Ed Harry will become the second national menswear chain to shut down in recent months after administrators from KPMG failed to find a buyer for the business.
Almost 500 staff will lose their jobs in the shutdown, which will occur over the next six-eight weeks after remaining stock is sold and the company’s 87 stores are shuttered.
Ed Harry fell into administration earlier this month after a lackluster Christmas period, with managing director David Clark blaming competition for the brand’s downfall.
KPMG’s Brendan Richards said no viable offers for the business were received, a similar situation to Roger David, which shut down last November after being unable to find a buyer.

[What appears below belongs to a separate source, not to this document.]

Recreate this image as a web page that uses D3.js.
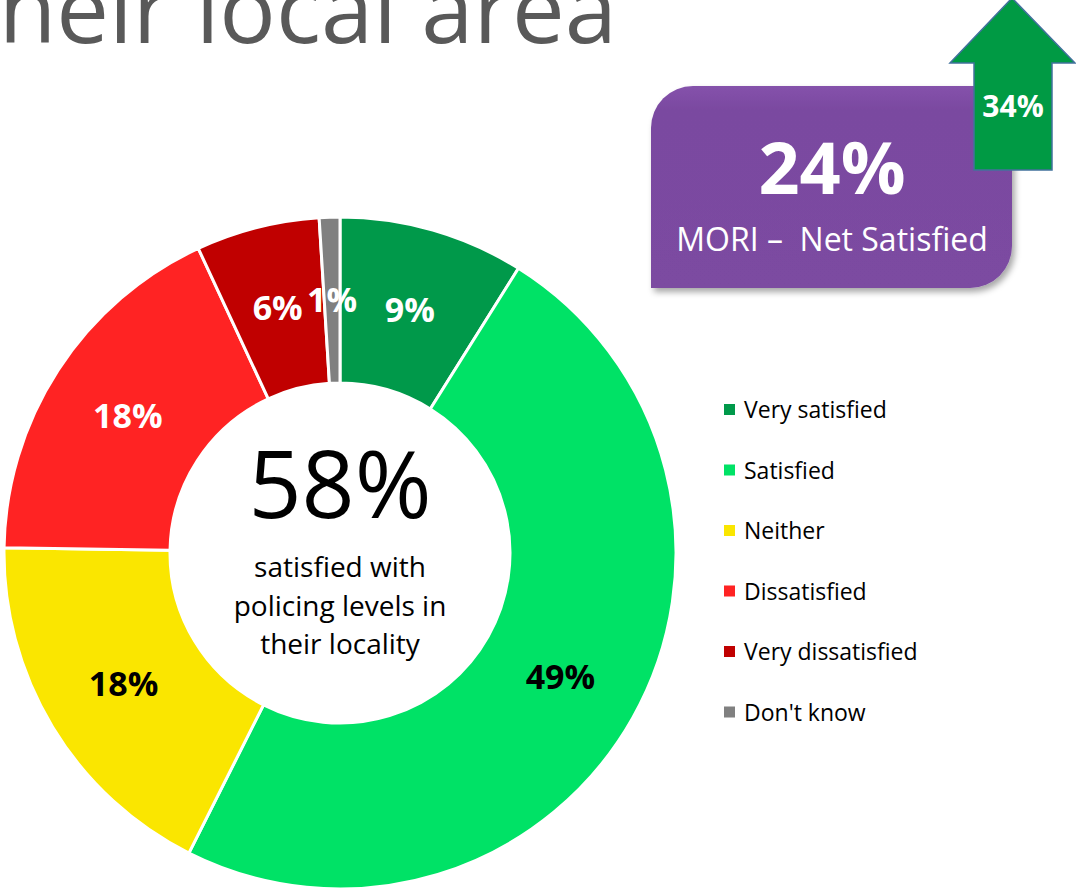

“Unfortunately and despite having run a comprehensive sale-of-business campaign, there have been no viable offers received for the ongoing operations of the company,” Richards said in a statement.
“There has been limited interest from the market in the business as a going concern.”

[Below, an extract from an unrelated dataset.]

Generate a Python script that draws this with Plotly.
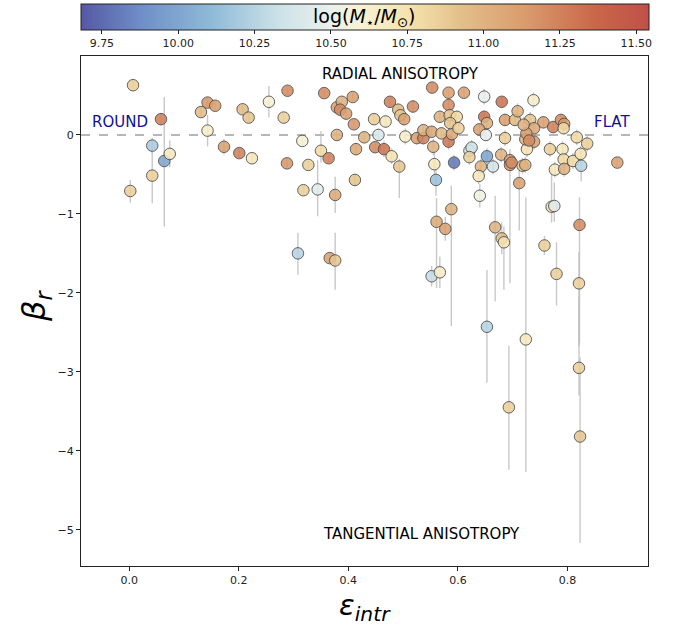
import plotly.graph_objects as go

# ---------------- data ----------------
eps = [0.007, 0.058, 0.064, 0.042, 0.042, 0.074, 0.002, 0.143, 0.143, 0.131,
       0.157, 0.173, 0.207, 0.218, 0.201, 0.224, 0.255, 0.289, 0.282, 0.288,
       0.316, 0.327, 0.350, 0.344, 0.364, 0.356, 0.379, 0.388, 0.385, 0.396,
       0.408, 0.410, 0.379, 0.414, 0.412, 0.318, 0.376, 0.429, 0.447, 0.455,
       0.468, 0.449, 0.465, 0.476, 0.308, 0.366, 0.376, 0.479, 0.493, 0.491,
       0.495, 0.502, 0.518, 0.504, 0.525, 0.537, 0.537, 0.552, 0.570, 0.555,
       0.583, 0.589, 0.553, 0.583, 0.611, 0.648, 0.680, 0.583, 0.567, 0.585,
       0.598, 0.586, 0.601, 0.648, 0.653, 0.639, 0.651, 0.686, 0.704, 0.686,
       0.621, 0.625, 0.621, 0.593, 0.653, 0.557, 0.560, 0.642, 0.664, 0.638,
       0.679, 0.695, 0.695, 0.640, 0.588, 0.561, 0.577, 0.552, 0.567, 0.668,
       0.680, 0.684, 0.712, 0.758, 0.771, 0.776, 0.780, 0.822, 0.821, 0.891,
       0.817, 0.836, 0.791, 0.768, 0.793, 0.810, 0.824, 0.825, 0.777, 0.794,
       0.718, 0.723, 0.756, 0.774, 0.788, 0.794, 0.738, 0.709, 0.732, 0.739,
       0.739, 0.726, 0.723, 0.793, 0.725, 0.730, 0.698, 0.653, 0.724, 0.693,
       0.821, 0.823, 0.720]
beta = [0.63, 0.20, -0.33, -0.135, -0.515, -0.24, -0.71, 0.055, 0.41, 0.29,
        0.37, -0.15, 0.325, 0.22, -0.23, -0.295, 0.42, 0.56, 0.22, -0.36,
        -0.076, -0.38, -0.20, -0.69, -0.295, 0.53, 0.35, 0.42, 0.32, 0.27,
        0.48, 0.135, 0.00, -0.18, -0.57, -0.70, -0.76, -0.03, 0.20, 0.00,
        0.17, -0.155, -0.18, 0.42, -1.50, -1.56, -1.59, -0.27, -0.40, 0.32,
        0.25, 0.20, 0.36, -0.02, -0.04, -0.04, 0.06, 0.04, 0.02, -0.15,
        -0.085, 0.01, 0.60, 0.535, 0.535, 0.485, 0.42, 0.38, 0.23, 0.25,
        0.23, 0.15, 0.085, 0.23, 0.15, 0.07, 0.00, 0.19, 0.19, -0.04,
        -0.20, -0.16, -0.28, -0.35, -0.27, -0.37, -0.57, -0.40, -0.40, -0.52,
        -0.25, -0.32, -0.38, -0.77, -0.94, -1.10, -1.19, -1.79, -1.74, -1.17,
        -1.31, -1.36, -0.61, -1.40, -0.91, -0.90, -1.76, -1.14, -1.88, -0.35,
        -0.03, -0.11, -0.18, -0.18, -0.31, -0.33, -0.24, -0.39, -0.44, -0.43,
        -0.39, -0.38, 0.16, 0.10, 0.19, 0.14, 0.44, 0.30, 0.19, 0.085,
        -0.085, -0.18, -0.055, 0.085, 0.02, -0.07, -0.35, -2.43, -2.59, -3.45,
        -2.95, -3.82, 0.13]
logm = [10.85, 11.25, 10.00, 10.20, 10.85, 10.70, 10.85, 10.65, 11.15, 10.95,
        11.10, 11.10, 10.95, 10.90, 11.25, 10.70, 10.60, 11.20, 10.85, 11.15,
        10.60, 10.85, 10.80, 10.45, 11.25, 11.20, 11.10, 11.00, 11.20, 11.10,
        11.10, 11.15, 11.00, 11.05, 10.90, 10.85, 11.05, 11.00, 10.85, 10.40,
        10.70, 11.20, 11.30, 11.25, 10.25, 11.10, 10.90, 10.75, 10.90, 10.95,
        10.90, 11.10, 11.20, 10.65, 11.10, 11.25, 11.00, 11.05, 10.95, 11.00,
        11.30, 11.05, 11.20, 11.10, 11.10, 10.50, 11.30, 11.20, 11.00, 10.90,
        10.80, 10.90, 10.85, 11.30, 11.00, 11.10, 10.50, 11.10, 10.95, 10.85,
        10.40, 10.35, 10.85, 9.80, 10.00, 10.70, 10.15, 11.00, 10.35, 10.70,
        11.00, 11.10, 11.20, 10.55, 11.00, 11.05, 11.10, 10.30, 10.65, 11.00,
        10.95, 10.75, 11.10, 10.85, 10.80, 10.45, 10.85, 11.20, 10.85, 11.10,
        10.80, 10.85, 10.70, 10.85, 10.80, 10.80, 10.75, 10.25, 10.70, 11.00,
        10.90, 11.00, 11.10, 11.25, 11.20, 11.15, 10.65, 11.00, 10.90, 11.05,
        11.10, 10.75, 11.00, 10.80, 11.10, 11.20, 11.20, 10.25, 10.70, 10.85,
        10.85, 10.90, 11.00]
err_lo = [0.06, 0.08, 0.83, 0.10, 0.35, 0.17, 0.15, 0.20, 0.06, 0.06,
          0.06, 0.10, 0.05, 0.05, 0.06, 0.05, 0.20, 0.06, 0.06, 0.06,
          0.06, 0.05, 0.15, 0.34, 0.05, 0.05, 0.06, 0.06, 0.06, 0.06,
          0.06, 0.06, 0.06, 0.08, 0.08, 0.06, 0.23, 0.06, 0.06, 0.08,
          0.08, 0.07, 0.10, 0.07, 0.27, 0.06, 0.37, 0.10, 0.40, 0.08,
          0.08, 0.08, 0.08, 0.10, 0.08, 0.08, 0.08, 0.08, 0.08, 0.10,
          0.10, 0.08, 0.06, 0.06, 0.06, 0.10, 0.06, 0.08, 0.08, 0.08,
          0.08, 0.08, 0.08, 0.08, 0.08, 0.08, 0.08, 0.08, 0.08, 0.10,
          0.10, 0.10, 0.10, 0.10, 0.10, 0.15, 0.20, 0.10, 0.10, 0.10,
          0.10, 0.10, 1.50, 0.15, 1.48, 0.84, 0.15, 0.13, 0.20, 0.94,
          0.20, 0.60, 0.60, 0.12, 0.20, 0.20, 0.40, 1.50, 0.80, 0.05,
          0.10, 0.10, 0.10, 0.10, 0.15, 0.10, 0.10, 0.20, 0.10, 0.10,
          0.10, 0.10, 0.08, 0.08, 0.08, 0.08, 0.10, 0.10, 0.10, 0.10,
          0.10, 0.10, 0.10, 0.08, 0.10, 0.10, 0.10, 0.71, 1.68, 0.79,
          0.35, 1.35, 0.10]
err_hi = [0.06, 0.08, 0.81, 0.10, 0.37, 0.17, 0.14, 0.20, 0.06, 0.06,
          0.06, 0.10, 0.05, 0.05, 0.06, 0.05, 0.20, 0.06, 0.06, 0.06,
          0.06, 0.05, 0.25, 0.37, 0.05, 0.05, 0.06, 0.06, 0.06, 0.06,
          0.06, 0.06, 0.06, 0.08, 0.08, 0.06, 0.23, 0.06, 0.06, 0.08,
          0.08, 0.07, 0.10, 0.07, 0.26, 0.06, 0.35, 0.10, 0.10, 0.08,
          0.08, 0.08, 0.08, 0.10, 0.08, 0.08, 0.08, 0.08, 0.08, 0.10,
          0.10, 0.08, 0.06, 0.06, 0.06, 0.10, 0.06, 0.08, 0.08, 0.08,
          0.08, 0.08, 0.08, 0.08, 0.08, 0.08, 0.08, 0.08, 0.08, 0.10,
          0.10, 0.10, 0.10, 0.10, 0.10, 0.15, 0.20, 0.10, 0.10, 0.10,
          0.10, 0.10, 0.20, 0.15, 0.30, 0.30, 0.15, 0.13, 0.20, 0.40,
          0.20, 0.20, 0.20, 0.12, 0.50, 0.30, 0.40, 0.35, 0.40, 0.05,
          0.10, 0.10, 0.10, 0.10, 0.15, 0.10, 0.10, 0.20, 0.10, 0.10,
          0.10, 0.10, 0.08, 0.08, 0.08, 0.08, 0.10, 0.10, 0.10, 0.10,
          0.10, 0.10, 0.10, 0.08, 0.10, 0.10, 0.10, 0.72, 1.80, 0.78,
          0.90, 1.00, 0.10]

cbar_ticks = [9.75, 10.00, 10.25, 10.50, 10.75, 11.00, 11.25, 11.50]
x_ticks = [0.0, 0.2, 0.4, 0.6, 0.8]
y_ticks = [0, -1, -2, -3, -4, -5]

# ---------------- style ----------------
colorscale = [
    [0.000, "#5558a5"], [0.110, "#7090c8"], [0.230, "#8fbad8"],
    [0.350, "#cde2e8"], [0.440, "#eaf0ee"], [0.490, "#f7f3d6"],
    [0.575, "#f5e3b0"], [0.630, "#ecd09a"], [0.667, "#e3c08a"],
    [0.785, "#d99a6c"], [0.903, "#c9684a"], [1.000, "#c05048"],
]
CMIN, CMAX = 9.68, 11.54
W, H = 687, 629
ML, MR, MT, MB = 81, 39, 56, 63
PH = H - MT - MB
PW = W - ML - MR

fig = go.Figure()

fig.add_trace(go.Scatter(
    x=eps, y=beta, mode="markers",
    error_y=dict(type="data", symmetric=False, array=err_hi, arrayminus=err_lo,
                 color="rgba(190,190,190,0.85)", thickness=1.4, width=0),
    marker=dict(size=11.5, color=logm, colorscale=colorscale, cmin=CMIN, cmax=CMAX,
                opacity=0.88, line=dict(color="#4d4d4d", width=1),
                colorbar=dict(
                    orientation="h", x=0.5, xanchor="center",
                    y=1 + (MT - 4) / PH, yanchor="top",
                    lenmode="pixels", len=568, thickness=26,
                    xpad=0, ypad=0,
                    outlinecolor="#222", outlinewidth=1,
                    tickvals=cbar_ticks, ticktext=[f"{v:.2f}" for v in cbar_ticks],
                    ticks="outside", ticklen=4, tickcolor="#222",
                    tickfont=dict(family="DejaVu Sans", size=11, color="#222"),
                )),
    showlegend=False, hoverinfo="skip",
))

fig.add_shape(type="line", xref="paper", yref="y", x0=0, x1=1, y0=0, y1=0,
              line=dict(color="#a0a0a0", width=1.5, dash="dash"), layer="below")

font_txt = dict(family="DejaVu Sans", size=15, color="black")
font_blue = dict(family="DejaVu Sans", size=15, color="#1010a0")
for xx, yy, tt, ff in [(0.495, 0.77, "RADIAL ANISOTROPY", font_txt),
                       (0.533, -5.05, "TANGENTIAL ANISOTROPY", font_txt),
                       (-0.016, 0.165, "ROUND", font_blue),
                       (0.881, 0.165, "FLAT", font_blue)]:
    fig.add_annotation(x=xx, y=yy, text=tt, showarrow=False, font=ff,
                       xanchor="center", yanchor="middle")

# colorbar label inside the bar
fig.add_annotation(xref="paper", yref="paper", x=0.5, y=1 + (MT - 17) / PH,
                   xanchor="center", yanchor="middle",
                   text="log(<i>M</i><sub>⋆</sub>/<i>M</i><sub>⊙</sub>)",
                   showarrow=False, font=dict(family="DejaVu Sans", size=19, color="black"))

# axis titles
fig.add_annotation(xref="paper", yref="paper", x=0.5, y=-(607 - (MT + PH)) / PH,
                   xanchor="center", yanchor="middle",
                   text="<i>ε</i><sub><i>intr</i></sub>", showarrow=False,
                   font=dict(family="DejaVu Sans", size=29, color="black"))
fig.add_annotation(xref="paper", yref="paper", x=-(ML - 36) / PW,
                   y=(MT + PH - 306) / PH, xanchor="center", yanchor="middle",
                   text="<i>β</i><sub><i>r</i></sub>", showarrow=False, textangle=-90,
                   font=dict(family="DejaVu Sans", size=32, color="black"))

axis_common = dict(showgrid=False, zeroline=False, showline=True, linecolor="#222",
                   linewidth=1, mirror=True, ticks="outside", ticklen=4,
                   tickcolor="#222", tickfont=dict(family="DejaVu Sans", size=11, color="#222"))
fig.update_xaxes(range=[-0.088, 0.947], tickvals=x_ticks,
                 ticktext=[f"{v:.1f}" for v in x_ticks], **axis_common)
fig.update_yaxes(range=[-5.46, 1.0], tickvals=y_ticks,
                 ticktext=[("−" if v < 0 else "") + str(abs(v)) for v in y_ticks], **axis_common)

fig.update_layout(width=W, height=H, plot_bgcolor="white", paper_bgcolor="white",
                  margin=dict(l=ML, r=MR, t=MT, b=MB, autoexpand=False))

fig.write_html("out.html")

Ed Harry owes over $10 million to creditors, including $5.3 million to more than 100 trade partners. Employees are owed $1.25 million, while 33 separate landlords have claimed $2.4 million.
The closure underscores the stakes in Australia’s menswear category at the moment, with retailers across the industry struggling with weak retail conditions and the costs of commercial rent.

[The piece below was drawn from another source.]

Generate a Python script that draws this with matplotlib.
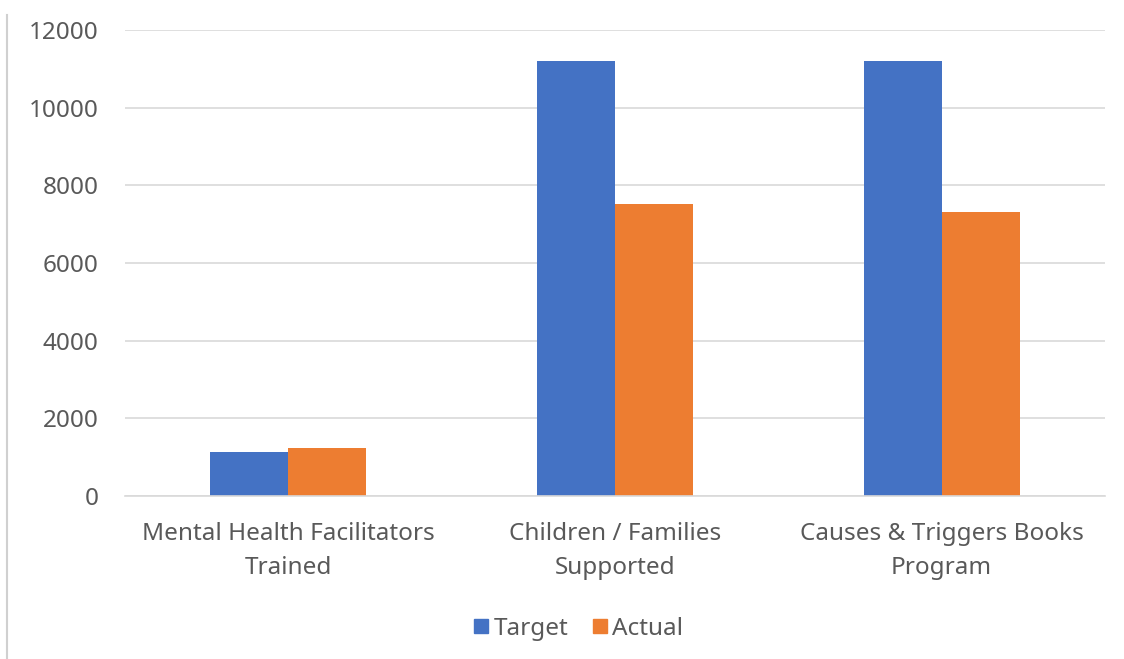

Experts expect more retail administrations to come in the next few months as businesses come to terms with difficult Christmas trading and a slow start to 2019.
Only last week cosmetics business Napoleon Perdis was forced to appoint administrators, although the administrators of that business are confident they can secure a sale.
In a statement distributed by KPMG, Ed Harry managing director David Clark thanked customers and employees.
“Our team members and our customers have been incredibly supportive and on behalf of the directors I just want to say thank you, this is a sad time for all those who have put so much into our business,” he said.